Health officials have said the gas is not harmful. The Los Angeles Times states, “State regulators and scientists monitoring methane from the leak throughout the Los Angeles region emphasized the gas is not at concentrations that pose a health or safety risk to residents.”

But alarmists have claimed the leak is far more serious than health officials are letting on, citing the radioactive material such as uranium and radon in the natural gas. “This rogue well is spewing huge amounts of natural gas and about 1.91 curies an hour of natural radioactive material in the natural gas … 1.91 curies an hour is about 45.9 curies per day,” notes Superstation95. “It’s a really, really big leak.”

Certainly the scale of the leak is unprecedented. In three months, the Porter Ranch leak “has spewed more greenhouse gases than any other facility in California.
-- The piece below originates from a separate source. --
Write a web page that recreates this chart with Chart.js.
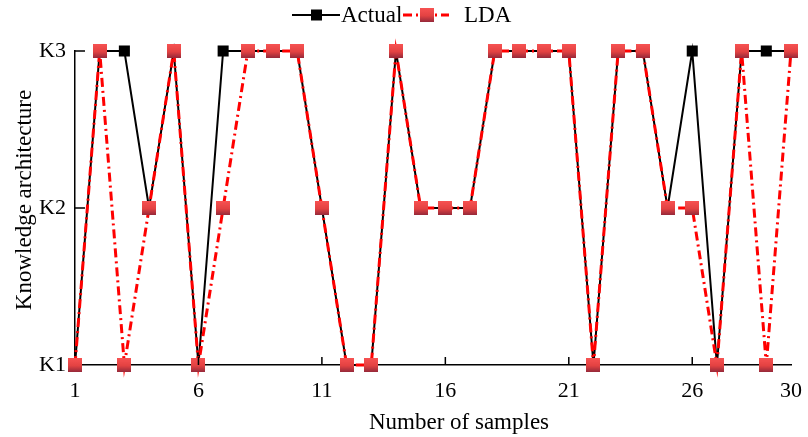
<!DOCTYPE html>
<html>
<head>
<meta charset="utf-8">
<script src="https://cdn.jsdelivr.net/npm/chart.js@4"></script>
<style>
  html, body { margin: 0; padding: 0; background: #fff; }
  #wrap { width: 808px; height: 437px; }
</style>
</head>
<body>
<div id="wrap"><canvas id="chart" width="808" height="437"></canvas></div>
<script>
const samples = [1, 2, 3, 4, 5, 6, 7, 8, 9, 10, 11, 12, 13, 14, 15, 16, 17, 18, 19, 20, 21, 22, 23, 24, 25, 26, 27, 28, 29, 30];
const actual = [1, 3, 3, 2, 3, 1, 3, 3, 3, 3, 2, 1, 1, 3, 2, 2, 2, 3, 3, 3, 3, 1, 3, 3, 2, 3, 1, 3, 3, 3];
const lda = [1, 3, 1, 2, 3, 1, 2, 3, 3, 3, 2, 1, 1, 3, 2, 2, 2, 3, 3, 3, 3, 1, 3, 3, 2, 2, 1, 3, 1, 3];
const xTicks = [1, 6, 11, 16, 21, 26, 30];
const yLabels = { 1: "K1", 2: "K2", 3: "K3" };
const xTitle = "Number of samples";
const yTitle = "Knowledge architecture";

const FONT = "'Liberation Serif', 'Times New Roman', serif";
const RED_DASH = [9, 4, 2, 4];

// red square marker with a vertical shading
function redMarker(size) {
  const c = document.createElement("canvas");
  c.width = size;
  c.height = size;
  const g = c.getContext("2d");
  const grad = g.createLinearGradient(0, 0, 0, size);
  grad.addColorStop(0, "#f75252");
  grad.addColorStop(0.55, "#e34242");
  grad.addColorStop(1, "#96293a");
  g.fillStyle = grad;
  g.fillRect(0, 0, size, size);
  return c;
}
const redSquare = redMarker(14);

const points = (ys) => samples.map((x, i) => ({ x: x, y: ys[i] }));

// inward tick marks, axis titles and the legend at the top
const decorations = {
  id: "decorations",
  afterDraw(chart) {
    const ctx = chart.ctx;
    const xs = chart.scales.x;
    const ys = chart.scales.y;
    ctx.save();
    ctx.strokeStyle = "#000";
    ctx.lineWidth = 1.5;
    ctx.beginPath();
    xTicks.slice(1, -1).forEach((v) => {
      const px = xs.getPixelForValue(v);
      ctx.moveTo(px, ys.bottom);
      ctx.lineTo(px, ys.bottom - 8);
    });
    [2, 3].forEach((v) => {
      const py = ys.getPixelForValue(v);
      ctx.moveTo(xs.left, py);
      ctx.lineTo(xs.left + 10, py);
    });
    ctx.stroke();

    ctx.fillStyle = "#000";
    ctx.font = "23px " + FONT;
    ctx.textBaseline = "middle";
    ctx.textAlign = "center";
    ctx.fillText(xTitle, 459, 423);
    ctx.save();
    ctx.translate(25, 200);
    ctx.rotate(-Math.PI / 2);
    ctx.fillText(yTitle, 0, 0);
    ctx.restore();

    // legend
    const ly = 15;
    ctx.lineWidth = 2;
    ctx.beginPath();
    ctx.moveTo(292, ly);
    ctx.lineTo(340, ly);
    ctx.stroke();
    ctx.fillRect(311, ly - 5.5, 11, 11);

    ctx.strokeStyle = "#ff0000";
    ctx.lineWidth = 3;
    ctx.setLineDash(RED_DASH);
    ctx.beginPath();
    ctx.moveTo(403, ly);
    ctx.lineTo(449, ly);
    ctx.stroke();
    ctx.setLineDash([]);
    ctx.drawImage(redSquare, 420, ly - 7);

    ctx.fillStyle = "#000";
    ctx.textAlign = "left";
    ctx.fillText("Actual", 341, ly + 1);
    ctx.fillText("LDA", 464, ly + 1);
    ctx.restore();
  },
};

new Chart(document.getElementById("chart"), {
  type: "line",
  data: {
    datasets: [
      {
        label: "LDA",
        data: points(lda),
        borderColor: "#ff0000",
        borderWidth: 3,
        borderDash: RED_DASH,
        pointStyle: redSquare,
        pointRadius: 7,
        pointHoverRadius: 7,
        tension: 0,
        clip: false,
        order: 0,
      },
      {
        label: "Actual",
        data: points(actual),
        borderColor: "#000",
        borderWidth: 2,
        backgroundColor: "#000",
        pointStyle: "rect",
        pointRadius: 7.8,
        pointHoverRadius: 7.8,
        pointBorderWidth: 0,
        pointBackgroundColor: "#000",
        tension: 0,
        clip: false,
        order: 1,
      },
    ],
  },
  options: {
    responsive: false,
    animation: false,
    events: [],
    layout: { padding: { top: 51, right: 17, left: 0, bottom: 0 } },
    plugins: { legend: { display: false }, tooltip: { enabled: false } },
    scales: {
      x: {
        type: "linear",
        min: 1,
        max: 30,
        afterBuildTicks: (scale) => {
          scale.ticks = xTicks.map((v) => ({ value: v }));
        },
        afterFit: (scale) => {
          scale.height = 72;
          scale.paddingLeft = 0;
          scale.paddingRight = 0;
        },
        grid: { display: false, drawTicks: false },
        border: { display: true, color: "#000", width: 1.5 },
        ticks: {
          autoSkip: false,
          maxRotation: 0,
          padding: 13,
          color: "#000",
          font: { family: FONT, size: 22 },
        },
      },
      y: {
        type: "linear",
        min: 1,
        max: 3,
        afterFit: (scale) => {
          scale.width = 75;
          scale.paddingTop = 0;
          scale.paddingBottom = 0;
        },
        grid: { display: false, drawTicks: false },
        border: { display: true, color: "#000", width: 1.5 },
        ticks: {
          stepSize: 1,
          padding: 9,
          color: "#000",
          font: { family: FONT, size: 22 },
          callback: (v) => yLabels[v] || "",
        },
      },
    },
  },
  plugins: [decorations],
});
</script>
</body>
</html>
At its height, the leak more than doubled the methane emissions of the entire Los Angeles Basin and surpassed what is released by all industrial activity in the state,” reported the LA Times.

Ironically the leak occurs as Governor Jerry Brown works to reduce emissions of methane and other short-lived climate pollutants by 40% or more by the year 2030.

“It’s really moving us in the wrong direction,” said Jorn Herner, chief of research planning, administration and emissions mitigation at the state Air Resources Board.

On January 6,  Gov. Brown issued a state of emergency. The Los Angeles Times states, “Brown’s action came after weeks of demands by residents, activists and local officials for the governor to intervene. In the proclamation, Brown cited the ‘prolonged and continuing duration of this natural gas leak and the request by residents and local officials for a declaration of emergency.’

“The governor ordered state agencies to ‘utilize all necessary state personnel, equipment, and facilities to ensure a continuous and thorough response to this incident.’ Unlike with most emergency proclamations, however, he did not suspend state laws, cut red tape or commit more resources or public funds to address the leak.”

Ongoing efforts to plug the well have been unsuccessful. Southern California Gas crews are in the process of drilling a relief well to seal off the damaged one. Work is expected to be completed by late February. In January, the gas company abandoned a plan to capture and burn the leaking methane after regulators raised concerns about safety and explosion risk.

Porter Ranch gas leak

“If there is any good news,” reports the LA Times, “it is that they show the leak rate has been declining since its peak on Nov. 28, when the well released 58,000 kilograms of methane per hour.” By late January, the rate had dropped by two-thirds to 18,400 kilograms per hour.”